We are always seeking opportunities throughout the year to experience the “Celebrating Unity” part of our slogan. For me personally, and many others have shared the same sentiment, Neilah in the Rand Sanctuary is a highlight of the year. The Shechet Minyan and Rand Sanctuary Minyanim combine. Others from the various minyanim in the Shul join as well for an incredibly spirited and serious davening. The walls shake from the collective singing and the decorum is at an all time high. It is as if the amazingly diverse gathering combines our very distinct and different prayers to form a near perfect prayer and deliver it through the closing gates to on High.
A second opportunity for unity presents itself in a couple of weeks when we come together to celebrate Simchas Torah. Different minyanim have their own Shacharis and Torah readings, but we do something on Simchas Torah morning that we don’t do on any other day of the year. Every single minyan comes together for one joint Musaf. After all, we stood as one united nation when we received the Torah and we should stand together as one when we celebrate it as well.
And so Neilah and Simchas Torah are among the high points of the year for me, not only because they both close a loop and complete a holiday, but because we do so with a profound sense of unity and togetherness.
But something struck me on Rosh Hashana. While we try to artificially create unity moments and opportunities for the community, the most authentic ones come organically and by themselves. Many of the minyanim at BRS let out at approximately the same time on both days of Rosh Hashana. As people began to see friends, acquaintances, neighbors and community members from other minyanim, a remarkable thing began to occur. Everyone was not only greeting, they were blessing one another. The aura and atmosphere of a community sharing blessings together was extraordinary. Usually shy people were transformed into Chassidishe Rebbes as the sweetest blessings flowed from their lips.

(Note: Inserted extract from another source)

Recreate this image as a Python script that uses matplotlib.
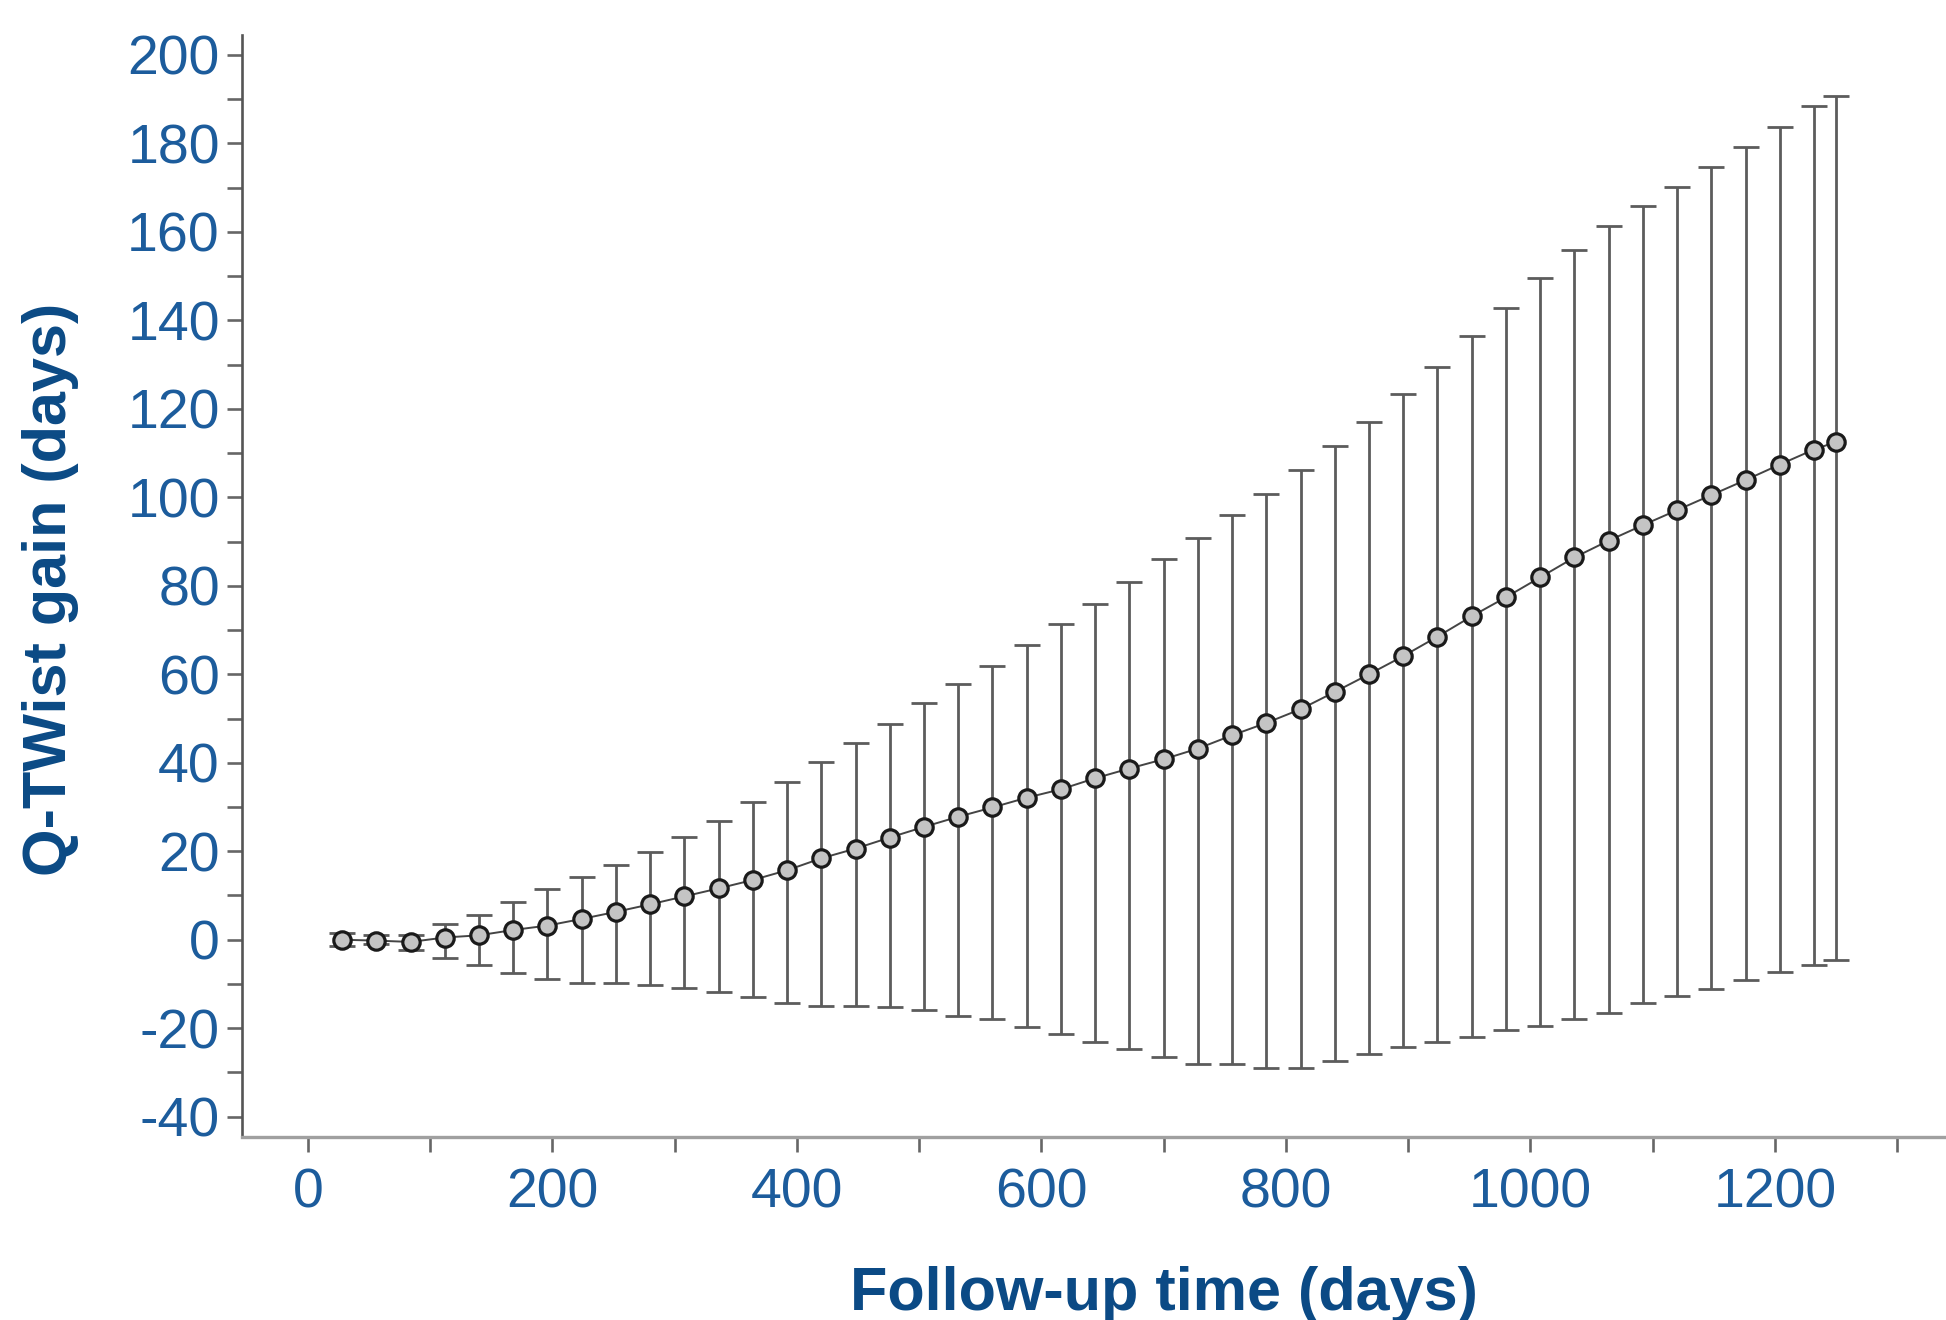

Our Rabbis teach us, birchos hedyot, al tiheye kalla b’einecha. Even the blessing of a regular person should not be taken lightly. If that is true for an ordinary person, imagine the power of the blessings of a community of ordinary people on one another.
As we begin the New Year, let us continue to value diversity and the benefits that come from having a community with all kinds of people. But at the same time let’s never stop celebrating our unity and reaping its blessings.